Digitalization Alone Is Not Enough
Smart grids, AI-based forecasting, and advanced energy management systems are frequently cited as solutions. While essential, software cannot compensate for missing physical capacity.

Digital tools improve utilization at the margins. They do not replace:

  • Transmission lines
  • Transformers
  • Substations
  • Physical redundancy

The energy transition requires steel and copper, not just code.

Energy Security Has Reframed the Debate
Recent geopolitical shocks have further exposed grid fragility. Energy security concerns are pushing governments to reassess assumptions about centralized generation, cross-border interdependence, and resilience.

Grids are now strategic assets.

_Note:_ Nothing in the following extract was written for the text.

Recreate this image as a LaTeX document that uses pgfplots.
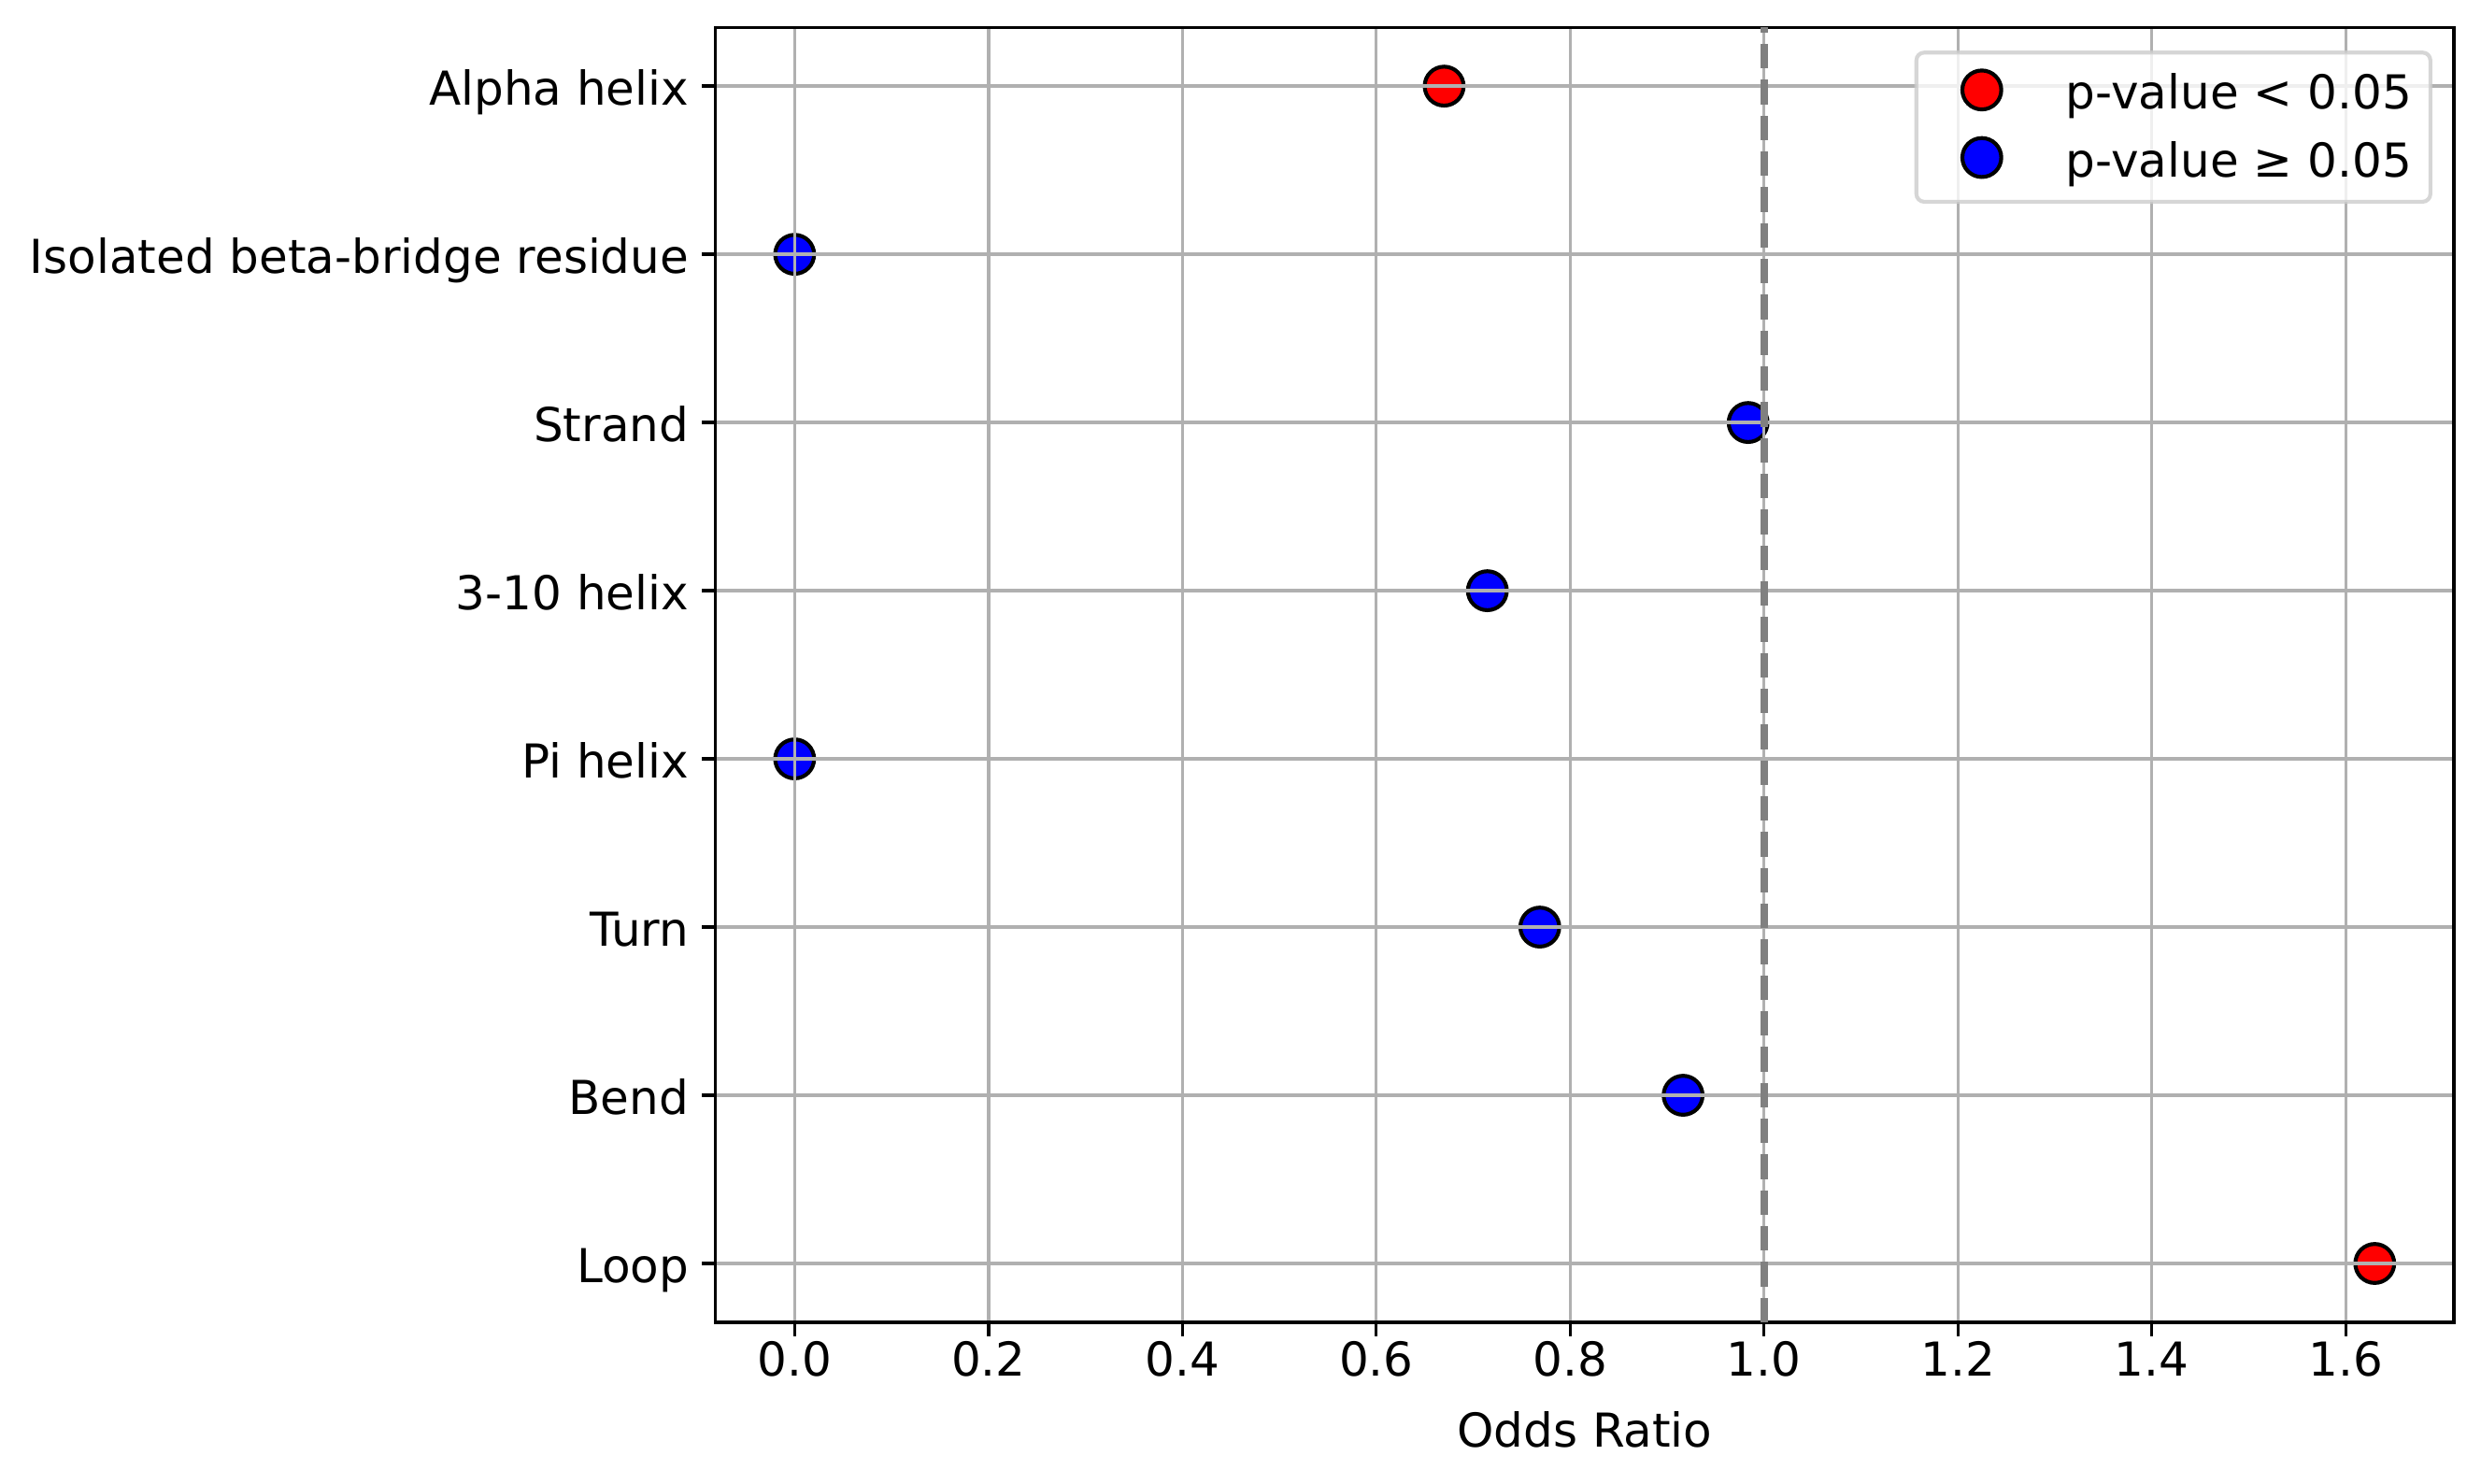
\documentclass[border=0pt]{standalone}
\usepackage{fontspec}
\setmainfont{DejaVu Sans}
\usepackage{pgfplots}
\pgfplotsset{compat=1.18}
\definecolor{gridgray}{HTML}{B0B0B0}
\definecolor{dashgray}{HTML}{808080}
\definecolor{legframe}{HTML}{CCCCCC}
\begin{document}
\fontsize{12}{14.4}\selectfont
\begin{tikzpicture}
\begin{axis}[
  at={(0,0)}, anchor=south west,
  scale only axis,
  width=446.4pt, height=332.6pt,
  xmin=-0.0815, xmax=1.7115,
  ymin=-0.35, ymax=7.35,
  set layers, axis on top,
  xtick={0,0.2,0.4,0.6,0.8,1.0,1.2,1.4,1.6},
  ytick={0,1,2,3,4,5,6,7},
  yticklabels={Loop,Bend,Turn,Pi helix,3-10 helix,Strand,Isolated beta-bridge residue,Alpha helix},
  tick pos=left,
  tick align=outside,
  major tick length=3.5pt,
  tick style={black, line width=0.8pt},
  axis line style={black, line width=0.8pt},
  grid=major,
  major grid style={gridgray, line width=0.8pt},
  /pgf/number format/assume math mode=true,
  xticklabel style={/pgf/number format/fixed, /pgf/number format/fixed zerofill, /pgf/number format/precision=1},
  every x tick label/.append style={anchor=base, inner sep=0pt, yshift=-10.3pt},
  every y tick label/.append style={anchor=base east, inner sep=0pt, xshift=-3.2pt, yshift=-4.85pt},
  xlabel={Odds Ratio},
  x label style={at={(axis description cs:0.5,0)}, anchor=base, inner sep=0pt, yshift=-32pt},
  legend cell align=left,
  legend image code/.code={\path[draw=none, fill=none] (0pt,0pt) -- (24pt,0pt);
    \path[#1, draw=none, opacity=1, fill opacity=1, draw opacity=1,
      every mark/.append style={opacity=1, fill opacity=1, draw opacity=1}]
      plot coordinates {(12pt,1.3pt)};},
  legend style={at={(1,1)}, anchor=north east, xshift=-5.5pt, yshift=-6pt,
    draw=legframe, line width=1pt, rounded corners=2pt, fill=white, fill opacity=0.8, draw opacity=0.8, text opacity=1,
    inner xsep=4.8pt, inner ysep=4.6pt, row sep=5.6pt, column sep=0pt,
    nodes={inner sep=0pt}, font=\fontsize{12}{14.4}\selectfont},
]
\addplot[only marks, mark=*, mark size=5pt, mark options={draw=black, fill=red, line width=1pt}]
  coordinates {(0.670,7) (1.630,0)};
\addlegendentry{\hspace{9.6pt}p-value < 0.05}
\addplot[only marks, mark=*, mark size=5pt, mark options={draw=black, fill=blue, line width=1pt}]
  coordinates {(0,6) (0.9836,5) (0.7146,4) (0,3) (0.7687,2) (0.9165,1)};
\addlegendentry{\hspace{9.6pt}p-value ≥ 0.05}
\addplot[on layer=axis foreground, forget plot, dashgray, line width=2pt, dash pattern=on 6.3pt off 2.9pt]
  coordinates {(1,-0.35) (1,7.35)};
\end{axis}
\pgfresetboundingbox
\useasboundingbox (-183.8pt,-41.3pt) rectangle (453.4pt,339.6pt);
\end{tikzpicture}
\end{document}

Their failure cascades across economies, defense systems, healthcare, and cities.

This reframing strengthens the case for:

  • Redundant transmission
  • Localized generation paired with storage
  • Resilient distribution systems
  • Grid modernization as national infrastructure priority

The Real Transition Challenge
The success of the energy transition will not be determined by how much renewable capacity is installed. It will be determined by:

  • How quickly grids can expand?
  • How effectively storage is integrated?
  • How well systems are managed under stress?
  • How trade-offs between cost, reliability, and resilience are handled?

Until grids are treated with the same urgency as generation, clean energy ambitions will continue to collide with physical reality.

The bottleneck is no longer technology. It is infrastructure.